Coeur’s relationship with Charles VII provided many of the avenues that enabled him to attain his great wealth, but it also brought about his downfall. Coeur was favored by both the king and his mistress Agnès Sorel, who was the first of the royal mistresses to exert significant political influence. In 1441, the king granted letters of patent to the Coeur family, which gave it status as nobility. The king placed Coeur in a most influential position in his government. Coeur in return provided assistance, primarily in terms of money, to the king. However, he also assisted the king and his mistress in more private ways. Coeur’s son-in-law Jacquelin Trousseau owned the Château Bois-Sir-Aimé near Bourges, where Charles VII and Sorel wished to spend their summers. The residence was in very poor condition, and Coeur paid to have it renovated for the king and Sorel. Coeur was among Sorel’s favorites, and he served as her confidant. Given her influence over Charles VII, it is very possible that Coeur owed much to her for the favors he received from the king.
Whatever the case may have been, Sorel’s death in 1450 brought about Coeur’s downfall. With the death of Sorel, Coeur lost his protection at court, and Charles VII lost the one person who was able to dispel his depression. It was rumored that Sorel had been poisoned, and soon accusations against Coeur as the murderer reached the king. Scholars have clearly established Coeur’s innocence and emphasized the extreme jealousy and animosity of the courtiers toward Coeur, an ennobled bourgeois and extremely wealthy upstart to whom most of the courtiers owed large sums of money. Another factor which probably influenced Charles VII was his intense hatred of his son Louis. While Coeur remained loyal to the king, he also had an amiable relationship with Louis.
On July 31, 1450, Coeur was arrested at the Château de Taillebourg. He was charged with treason to the king, poisoning Sorel, practicing alchemy, and financial wrongdoing. He was imprisoned at Poitiers, tortured, forced to admit guilt, and brought to trial with the king’s prosecutor Jean Dauvet presiding. Coeur’s sentence to death was proclaimed on May 23, 1453, and read to him on June 3. Due to the intervention of Pope Nicholas V, the sentence was reduced to imprisonment until such time as Coeur would manage to pay a fine of 550,000 livres.

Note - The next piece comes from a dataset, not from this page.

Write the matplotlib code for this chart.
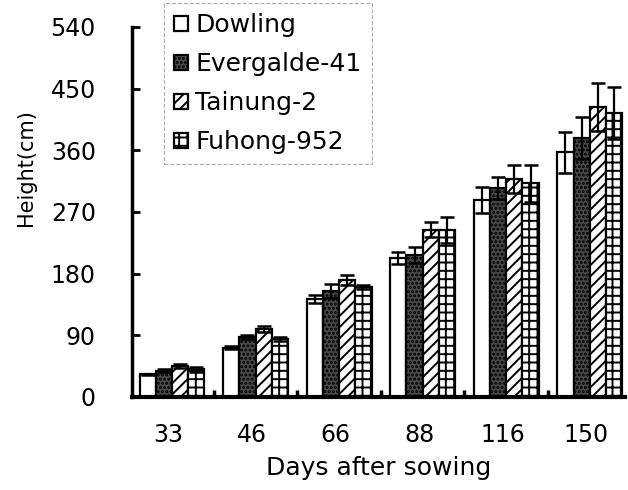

On October 27, 1454, Coeur escaped from Poitiers, and with the help of his family and others he managed to reach Rome, where he found protection with Nicholas V. In 1456, he left Rome on an expedition supposedly to fight the infidels. Coeur died on November 25, 1456, possibly at Chios, Greece.
Legacy
Jacques Coeur was an outstanding businessman and entrepreneur. His activities as a trader and financier created a trade network within France and also opened up new markets in other European countries and in the Levant. His system of setting up separate companies for his various business ventures was revolutionary for his time. By hiring managers and agents to represent him in exchanges and stores in towns throughout France, he developed a multilevel business organization, which was in a sense a precursor of the modern structure of business. In addition, his enormous wealth sustained France and enabled Charles VII to finance the troops necessary to halt the English conquest. Coeur’s grande maison, which he had built in Bourges at the height of his success as an entrepreneur, is one of the most beautiful and impressive structures in France. As he amassed his fortune, his influence had an important impact on France, and by consequence the world, in the areas of international trade and business entrepreneurship.
Bibliography
Bishop, Morris. The Middle Ages. New York: American Heritage, 2001. Good introductory text about the Middle Ages. Treats towns and trade, the role of the bourgeoisie, and how merchants, such as Coeur, changed the economic base from land to money.
Hunt, Edwin, and James Murray. A History of Business in Medieval Europe. New York: Cambridge University Press, 1999. Discusses the development of guilds and corporations, and how business changed in the fifteenth century. Includes a list of further readings.
Lopez, Robert S. The Commercial Revolution of the Middle Ages. New York: Columbia University Press, 2001. In-depth presentation of daily activities of merchants and traders, including marketplaces, contracts, loans, agents, factors, and means of exchange.
Potter, David, and William Doyle, eds. France in the Later Middle Ages, 1200-1500. New York: Oxford University Press, 2003. Covers French politics and society, including the Hundred Years’ War, the nobility, and the king and his officials, with special attention to the financial officers and the king’s revenues.
Reyerson, Kathryn L. Jacques Coeur: Entrepreneur and King’s Bursar. New York: Longman, 2004. One of the few biographies of Coeur in English. Well researched and current. Recounts Coeur’s career in a historical context.